Directed graphical models are commonly used to model causal relations between random variables and to understand conditional independencies in their joint distributions. We focus on the crucial task of structure learning, which aims to recover graphical structures using observational data sampled from distributions that obey certain underlying graphical model.

A common challenge in structure learning is the computational and statistical cost of learning large graphs or using high dimensional data. In this dissertation, we study four cases where the efficiency of structure learning could be improved over existing methods. We propose new algorithms and provide theoretical guarantees for the consistency of these algorithms.

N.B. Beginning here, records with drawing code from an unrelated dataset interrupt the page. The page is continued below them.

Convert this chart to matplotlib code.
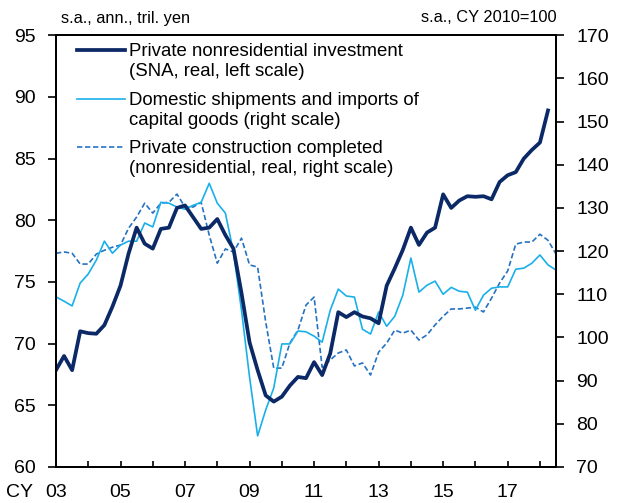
import numpy as np
import matplotlib
matplotlib.use("Agg")
import matplotlib.pyplot as plt
from matplotlib.transforms import ScaledTranslation

plt.rcParams['font.family'] = ['Liberation Sans', 'DejaVu Sans']

# Quarterly data, CY2003 Q1 onwards
invest = [67.85, 69.0, 67.85, 71.0, 70.85, 70.8, 71.5, 73.0, 74.7, 77.3,
          79.4, 78.1, 77.7, 79.3, 79.4, 81.0, 81.2, 80.25, 79.3, 79.4,
          80.1, 78.8, 77.7, 74.1, 70.1, 67.85, 65.8, 65.3, 65.7, 66.6,
          67.3, 67.2, 68.5, 67.45, 69.2, 72.55, 72.15, 72.55, 72.2, 72.05,
          71.65, 74.7, 76.1, 77.6, 79.4, 78.0, 79.0, 79.4, 82.1, 81.0,
          81.6, 81.95, 81.9, 81.95, 81.7, 83.1, 83.65, 83.9, 85.0, 85.7,
          86.3, 88.9]
shipments = [109.4, 108.4, 107.3, 112.6, 114.7, 117.9, 122.3, 119.5, 121.4, 122.3,
             122.3, 126.5, 125.6, 131.3, 131.1, 130.2, 129.7, 130.6, 131.3, 135.7,
             131.1, 128.8, 119.8, 106.3, 90.8, 77.2, 83.2, 88.3, 98.5, 98.5,
             101.5, 101.3, 100.3, 98.9, 106.3, 111.2, 109.6, 109.35, 101.9, 100.8,
             105.9, 102.6, 104.9, 109.8, 118.4, 110.5, 112.1, 113.05, 110.0, 111.6,
             110.7, 110.5, 106.3, 109.8, 111.4, 111.7, 111.7, 115.8, 116.05, 117.2,
             119.1, 116.8, 115.6]
construction = [119.5, 119.8, 119.5, 117.0, 117.0, 119.3, 120.2, 120.9, 121.4, 125.3,
                127.9, 131.1, 128.8, 131.1, 131.3, 133.2, 130.2, 130.2, 131.3, 123.7,
                117.2, 120.5, 119.8, 123.0, 116.8, 116.3, 103.6, 92.9, 92.9, 98.7,
                101.7, 107.5, 109.35, 93.1, 94.8, 96.4, 97.1, 93.4, 94.1, 91.3,
                96.6, 98.7, 101.7, 101.0, 101.7, 99.4, 100.6, 102.9, 104.9, 106.6,
                106.6, 106.8, 107.0, 105.9, 109.1, 112.6, 115.4, 121.6, 122.1, 122.1,
                123.9, 122.5, 119.3]

labels = ['Private nonresidential investment\n(SNA, real, left scale)',
          'Domestic shipments and imports of\ncapital goods (right scale)',
          'Private construction completed\n(nonresidential, real, right scale)']
xtick_years = list(range(2003, 2019))
xtick_labels = ['03' if y == 2003 else (f'{y % 100:02d}' if y % 2 == 1 else '') for y in xtick_years]

c_dark = '#0b2966'
c_light = '#19b0ea'
c_dash = '#2672c2'

t_inv = 2003 + np.arange(len(invest)) / 4
t_ship = 2003 + np.arange(len(shipments)) / 4
t_cons = 2003 + np.arange(len(construction)) / 4

fig = plt.figure(figsize=(6.22, 5.03), dpi=100)
ax = fig.add_axes([0.090, 0.0716, 0.804, 0.8584])
ax2 = ax.twinx()
ax.set_zorder(ax2.get_zorder() + 1)
ax.patch.set_visible(False)

ax2.plot(t_cons, construction, color=c_dash, lw=1.2, ls=(0, (3.2, 1.6)))
ax2.plot(t_ship, shipments, color=c_light, lw=1.2)
ax.plot(t_inv, invest, color=c_dark, lw=2.7)

ax.set_xlim(2003, 2018.5)
ax.set_ylim(60, 95)
ax2.set_ylim(70, 170)
ax.set_yticks(np.arange(60, 96, 5))
ax2.set_yticks(np.arange(70, 171, 10))
ax.set_xticks(xtick_years)
ax.set_xticklabels(xtick_labels)

for a in (ax, ax2):
    for s in a.spines.values():
        s.set_linewidth(1.4)
xpad = 12
ax.tick_params(axis='y', direction='out', length=5.5, width=1.2, labelsize=14, pad=9)
ax2.tick_params(axis='y', direction='out', length=5.5, width=1.2, labelsize=14, pad=9)
ax.tick_params(axis='x', direction='in', length=4, width=1.2, labelsize=14, pad=xpad)

# "CY" prefix on the first x label, same baseline as the tick labels
cy_tr = ax.get_xaxis_transform() + ScaledTranslation(-23 / 100, -xpad / 72, fig.dpi_scale_trans)
ax.text(2003, 0, 'CY', transform=cy_tr, ha='right', va='top', fontsize=14)

# unit headers
fig.text(61 / 622, 1 - 18 / 503, 's.a., ann., tril. yen', ha='left', va='center', fontsize=11.8)
fig.text(557 / 622, 1 - 18 / 503, 's.a., CY 2010=100', ha='right', va='center', fontsize=11.8)

# legend (drawn by hand to keep the handle on the first text line)
styles = [dict(color=c_dark, lw=2.7), dict(color=c_light, lw=1.2),
          dict(color=c_dash, lw=1.2, ls=(0, (3.2, 1.6)))]
leg_y = [50, 99, 147]
for lab, st, yp in zip(labels, styles, leg_y):
    yy = 1 - (yp - 35) / 432
    yc = 1 - (yp + 11.5 - 35) / 432
    ax.plot([(77 - 56) / 500, (125 - 56) / 500], [yy, yy], transform=ax.transAxes, **st)
    ax.text((129 - 56) / 500, yc, lab, transform=ax.transAxes, ha='left', va='center',
            fontsize=13.4, linespacing=1.2)

fig.savefig('out.png', dpi=100)
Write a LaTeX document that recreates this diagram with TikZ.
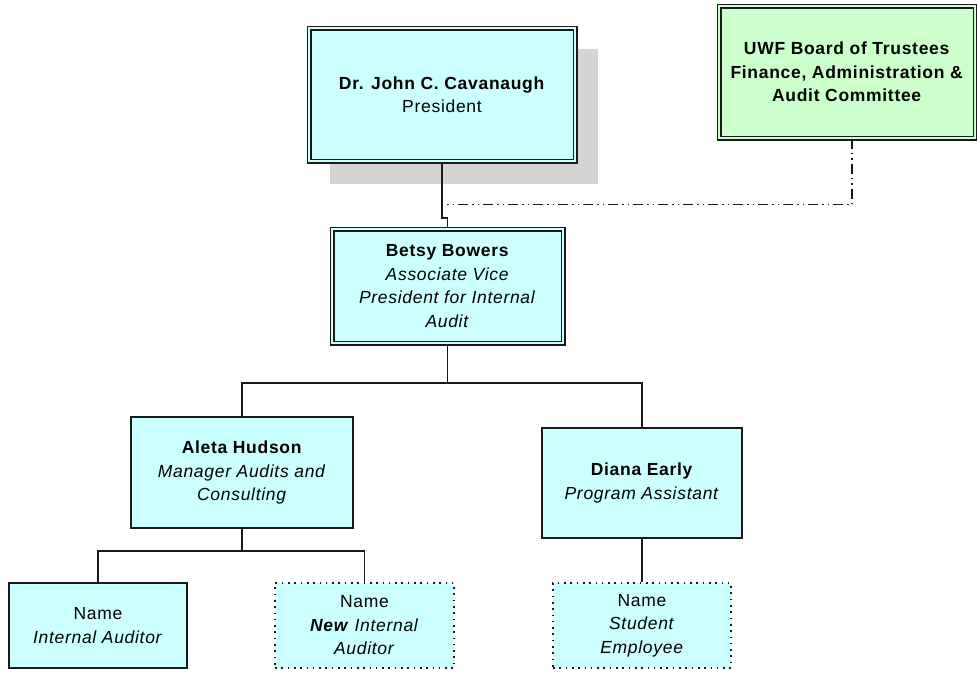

First, we study a simple setting of linear structural equation model (SEM) with equal error variances. It is known that in this setting the DAG can be uniquely identified from observational data. We proposed a simple yet state-of-the-art procedure that sequentially estimates the causal ordering of the random variables. This procedure is consistent and readily extendable to high-dimensional setting. Next we consider the problem of structure learning in sparse high-dimensional settings that may be subject to the presence of unmeasured confounders, as well as selection bias. We propose a new local notion of sparsity for consistent structure learning in the presence of latent and selection variables, and develop a new version of the Fast Causal Inference (FCI) algorithm with reduced computational and sample complexity, which we refer to as local FCI (lFCI). The new notion of sparsity allows the presence of highly connected hub nodes, which are common in real-world networks, but problematic for existing methods. Our numerical experiments indicate that the lFCI algorithm achieves state-of-the-art performance across many classes of large random networks containing hub nodes. As part of the investigation on efficiency improvement, we also study the graphical characterization of ancestral relations via CPDAGs and d-separation relations. We propose a framework that can learn definite non-ancestral relations without first learning the skeleton. We demonstrated that this framework yields structural information that can be used in both score- and constraint-based algorithms to learn causal DAGs more efficiently. Finally, we consider a DAG learning problems where partial ordering of variables is available. We discuss a general procedure for discovering DAGs with arbitrary structure from partial orderings. We also present an efficient framework for estimation of high-dimensional, sparse directed acyclic graphs.